Excellent rouleur, gros générateur de watts et à l’aise en montagne, «il est l’archétype du coureur 2025 de général», selon Bardet, et son directeur sportif Kurt Arvesen est d’accord: «Il est très calme et modeste. Il venait ici pour des étapes, mais on compte sur lui pour le général dans le futur. Chez Ineos, c’est très dur, car tout est comparé à nos résultats passés. On ne fait pas de magie, on reconstruit un projet, et cette étape est un gros accomplissement.»

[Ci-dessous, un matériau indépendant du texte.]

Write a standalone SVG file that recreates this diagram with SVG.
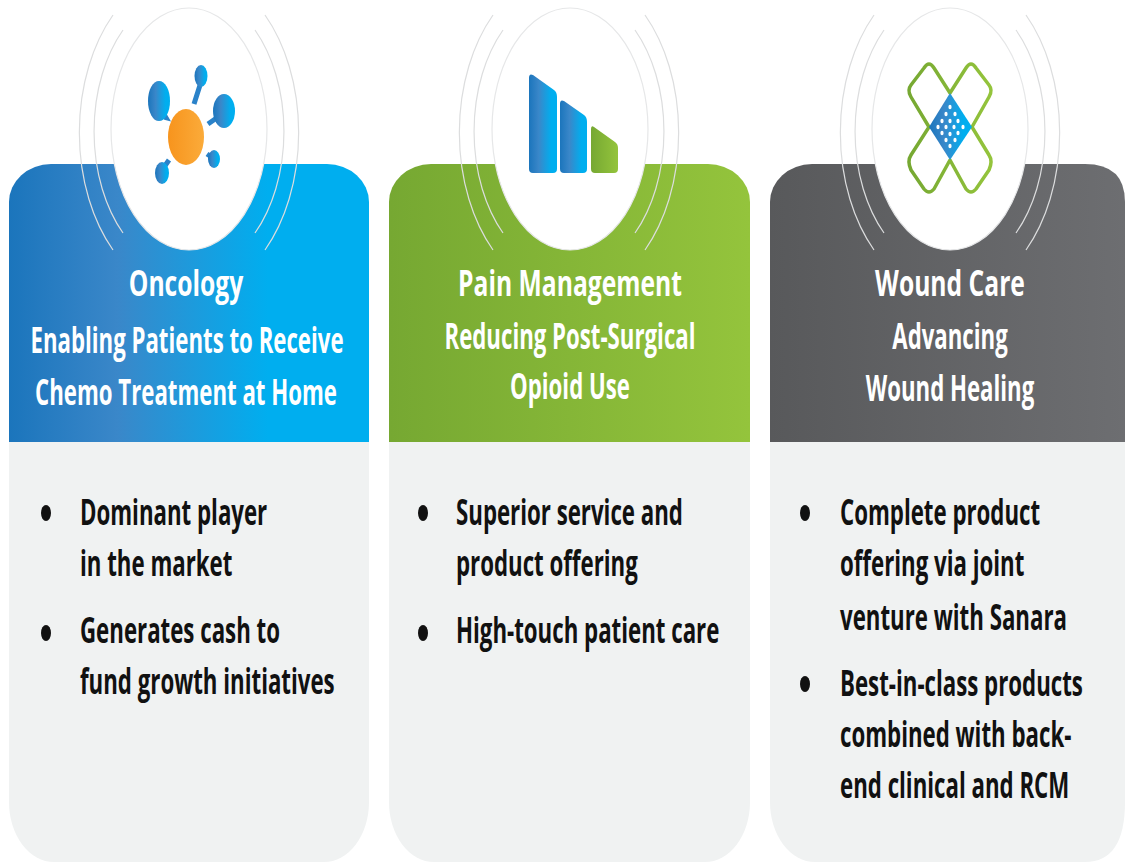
<svg xmlns="http://www.w3.org/2000/svg" width="1125" height="863" viewBox="0 0 1125 863">
<style>
text{font-family:"Open Sans","Liberation Sans",sans-serif;font-weight:700}
.h{fill:#fff;text-anchor:middle}
.t1{font-size:29px}.t2{font-size:26px}
.b{fill:#111;font-size:28px}
.o{fill:none;stroke:#dcddde;stroke-width:1.2}
.w{fill:#fff;stroke:#e6e7e8;stroke-width:1.2}
.body{fill:#f0f2f2}
.d{fill:#111}
.c{stroke:#2a82c9;stroke-width:5;fill:none}
.x{fill:none;stroke:url(#gr);stroke-width:3.5;stroke-linejoin:round}
</style>
<defs>
<linearGradient id="bl" x1="0" x2="1" y1="0" y2="0"><stop offset="0" stop-color="#1b75bc"/><stop offset=".3" stop-color="#3a87c9"/><stop offset=".72" stop-color="#00aeef"/><stop offset="1" stop-color="#00aeef"/></linearGradient>
<linearGradient id="gr" x1="0" x2="1" y1="0" y2="0"><stop offset="0" stop-color="#76a832"/><stop offset="1" stop-color="#94c43c"/></linearGradient>
<linearGradient id="gy" x1="0" x2="1" y1="0" y2="0"><stop offset="0" stop-color="#58595b"/><stop offset="1" stop-color="#6d6e71"/></linearGradient>
<linearGradient id="ic" x1="0" x2="1" y1="0" y2="0"><stop offset="0" stop-color="#1b75bc"/><stop offset=".35" stop-color="#3a87c9"/><stop offset=".8" stop-color="#00aeef"/></linearGradient>
<linearGradient id="or" x1="0" x2="1" y1="0" y2="0"><stop offset="0" stop-color="#f7941d"/><stop offset="1" stop-color="#fbab3a"/></linearGradient>
</defs>
<rect width="1125" height="863" fill="#fff"/>

<g id="card-oncology">
<path class="body" d="M9 442H369V802A45 60 0 0 1 324 862H54A45 60 0 0 1 9 802Z"/>
<path fill="url(#bl)" d="M9 442V202A42 38 0 0 1 51 164H327A42 38 0 0 1 369 202V442Z"/>
<path class="o" d="M123 30A93 140 0 0 0 123 233M113 15A108 162 0 0 0 113 250M255 30A93 140 0 0 1 255 233M265 15A108 162 0 0 1 265 250"/>
<ellipse class="w" cx="189" cy="129" rx="78" ry="121"/>
<g id="icon-oncology">
<path class="c" d="M194 104L201 82M208 124L218 117M207 154L213 158M169 160L162 170"/>
<path d="M162 108L169 120L165 119Z" fill="#2a82c9" stroke="#2a82c9" stroke-width="2"/>
<ellipse cx="159" cy="101" rx="11" ry="20" fill="url(#ic)"/>
<ellipse cx="201" cy="76" rx="6.5" ry="11" fill="url(#ic)"/>
<ellipse cx="224" cy="111" rx="11" ry="17" fill="url(#ic)"/>
<ellipse cx="214" cy="159" rx="6" ry="9" fill="url(#ic)"/>
<ellipse cx="162" cy="173" rx="7" ry="11" fill="url(#ic)"/>
<ellipse cx="186" cy="137" rx="18" ry="28" fill="url(#or)"/>
</g>
<text class="h t1" transform="translate(186 296) scale(.85 1.26)">Oncology</text>
<text class="h t2" transform="translate(187 353) scale(.855 1.35)">Enabling Patients to Receive</text>
<text class="h t2" transform="translate(186 405) scale(.855 1.35)">Chemo Treatment at Home</text>
<ellipse class="d" cx="46" cy="513" rx="5" ry="8"/><ellipse class="d" cx="46" cy="633" rx="5" ry="8"/>
<text class="b" transform="translate(80 525) scale(.795 1.3)">Dominant player</text>
<text class="b" transform="translate(80 576) scale(.795 1.3)">in the market</text>
<text class="b" transform="translate(80 643) scale(.795 1.3)">Generates cash to</text>
<text class="b" transform="translate(80 694) scale(.795 1.3)">fund growth initiatives</text>
</g>

<g id="card-pain">
<path class="body" d="M389 442H750V802A45 60 0 0 1 705 862H434A45 60 0 0 1 389 802Z"/>
<path fill="url(#gr)" d="M389 442V202A42 38 0 0 1 431 164H708A42 38 0 0 1 750 202V442Z"/>
<path class="o" d="M503 30A93 140 0 0 0 503 233M493 15A108 162 0 0 0 493 250M635 30A93 140 0 0 1 635 233M645 15A108 162 0 0 1 645 250"/>
<ellipse class="w" cx="570" cy="129" rx="78" ry="121"/>
<g id="icon-pain">
<path fill="url(#ic)" d="M529 78Q529 73 533 75L554 90Q557 92 557 97V169Q557 173 553 173H533Q529 173 529 169Z"/>
<path fill="url(#ic)" d="M560 104Q560 99 564 101L584 115Q587 117 587 122V169Q587 173 583 173H564Q560 173 560 169Z"/>
<path fill="url(#gr)" d="M591 129Q591 125 594 127L615 142Q618 144 618 148V169Q618 173 614 173H595Q591 173 591 169Z"/>
</g>
<text class="h t1" transform="translate(570 296) scale(.85 1.26)">Pain Management</text>
<text class="h t2" transform="translate(570 349) scale(.855 1.35)">Reducing Post-Surgical</text>
<text class="h t2" transform="translate(570 399) scale(.855 1.35)">Opioid Use</text>
<ellipse class="d" cx="423" cy="513" rx="5" ry="8"/><ellipse class="d" cx="423" cy="633" rx="5" ry="8"/>
<text class="b" transform="translate(456 525) scale(.795 1.3)">Superior service and</text>
<text class="b" transform="translate(456 576) scale(.795 1.3)">product offering</text>
<text class="b" transform="translate(456 643) scale(.795 1.3)">High-touch patient care</text>
</g>

<g id="card-wound">
<path class="body" d="M770 442H1125V802Q1125 862 1085 862H815A45 60 0 0 1 770 802Z"/>
<path fill="url(#gy)" d="M770 442V202A42 38 0 0 1 812 164H1085Q1125 164 1125 202V442Z"/>
<path class="o" d="M884 30A93 140 0 0 0 884 233M874 15A108 162 0 0 0 874 250M1016 30A93 140 0 0 1 1016 233M1026 15A108 162 0 0 1 1026 250"/>
<ellipse class="w" cx="950" cy="129" rx="78" ry="121"/>
<g id="icon-wound">
<path class="x" d="M950 93L934 68Q929 60 924 68L911 85Q907 90 911 97L929 127L911 155Q907 161 911 170L924 189Q929 195 934 189L950 160L966 189Q971 195 976 189L989 170Q993 161 989 155L972 127L989 97Q993 90 989 85L976 68Q971 60 966 68Z"/>
<path fill="url(#ic)" d="M950 93L972 127L950 160L929 127Z"/>
<g fill="#fff">
<ellipse cx="950" cy="107" rx="1.6" ry="2.2"/><ellipse cx="946" cy="114" rx="1.6" ry="2.2"/><ellipse cx="955" cy="114" rx="1.6" ry="2.2"/><ellipse cx="942" cy="121" rx="1.6" ry="2.2"/><ellipse cx="950" cy="121" rx="1.6" ry="2.2"/><ellipse cx="958" cy="121" rx="1.6" ry="2.2"/><ellipse cx="938" cy="127" rx="1.6" ry="2.2"/><ellipse cx="946" cy="127" rx="1.6" ry="2.2"/><ellipse cx="954" cy="127" rx="1.6" ry="2.2"/><ellipse cx="963" cy="127" rx="1.6" ry="2.2"/><ellipse cx="942" cy="133" rx="1.6" ry="2.2"/><ellipse cx="950" cy="134" rx="1.6" ry="2.2"/><ellipse cx="958" cy="133" rx="1.6" ry="2.2"/><ellipse cx="946" cy="140" rx="1.6" ry="2.2"/><ellipse cx="955" cy="140" rx="1.6" ry="2.2"/><ellipse cx="950" cy="146" rx="1.6" ry="2.2"/>
</g>
</g>
<text class="h t1" transform="translate(950 296) scale(.85 1.26)">Wound Care</text>
<text class="h t2" transform="translate(950 349) scale(.855 1.35)">Advancing</text>
<text class="h t2" transform="translate(950 401) scale(.855 1.35)">Wound Healing</text>
<ellipse class="d" cx="805" cy="513" rx="5" ry="8"/><ellipse class="d" cx="805" cy="684" rx="5" ry="8"/>
<text class="b" transform="translate(840 525) scale(.795 1.3)">Complete product</text>
<text class="b" transform="translate(840 576) scale(.795 1.3)">offering via joint</text>
<text class="b" transform="translate(840 630) scale(.795 1.3)">venture with Sanara</text>
<text class="b" transform="translate(840 696) scale(.795 1.3)">Best-in-class products</text>
<text class="b" transform="translate(840 747) scale(.795 1.3)">combined with back-</text>
<text class="b" transform="translate(840 798) scale(.795 1.3)">end clinical and RCM</text>
</g>
</svg>
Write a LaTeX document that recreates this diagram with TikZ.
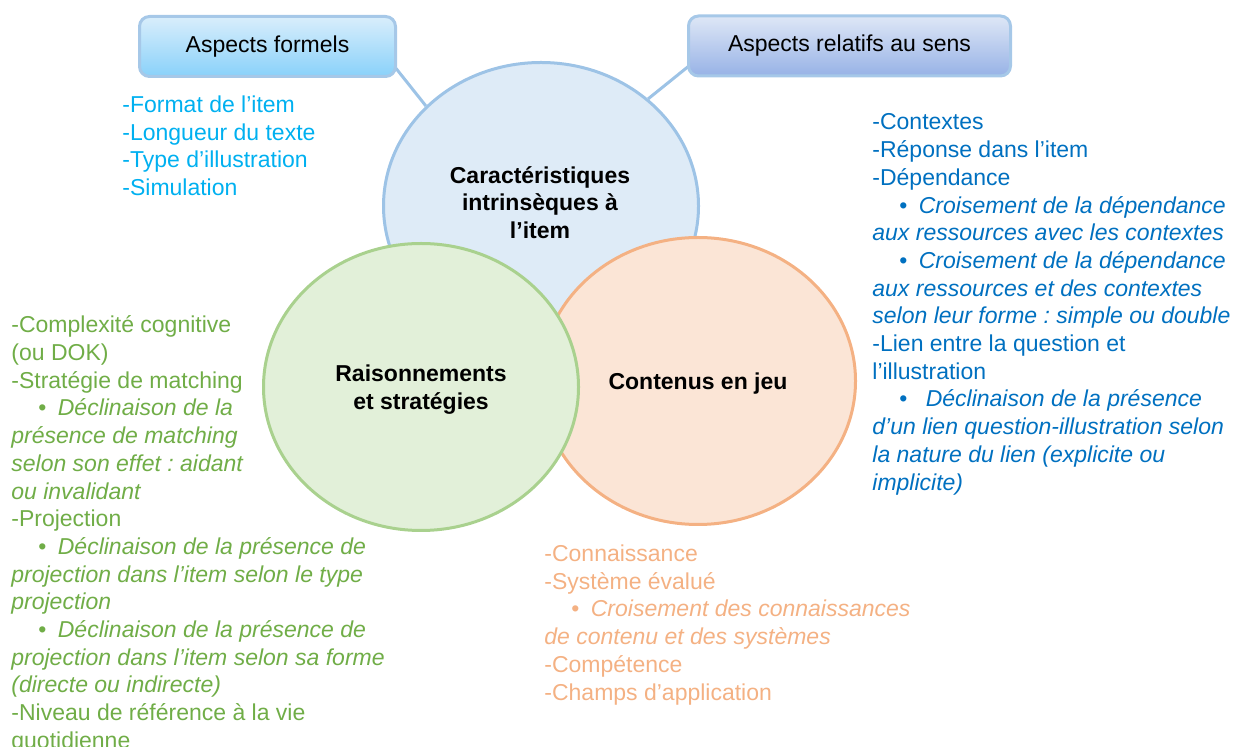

Elle en est aussi un pour Arensman, revenu de loin après avoir quitté la Vuelta 2024 à cause du Covid. Deux semaines plus tard, il partait avec son beau-frère d’Andorre, où il réside, pour rejoindre les Pays Bas. Mille deux cent cinquantesept kilomètres en onze étapes, le plaisir retrouvé. « Ça n’allait pas fort physiquement, il avait besoin de se ressourcer. Il avait juste deux sacoches, un change et louait des hébergements, raconte Bardet. Ils sont passés par Clermont, on les avait accueillis avec plaisir.»
À six heures du matin, les amis avaient gravi le puy de Dôme, un bonheur confidentiel sur une route fermée. Hier, c’est la foule qui l’a porté vers le sommet de sa carrière.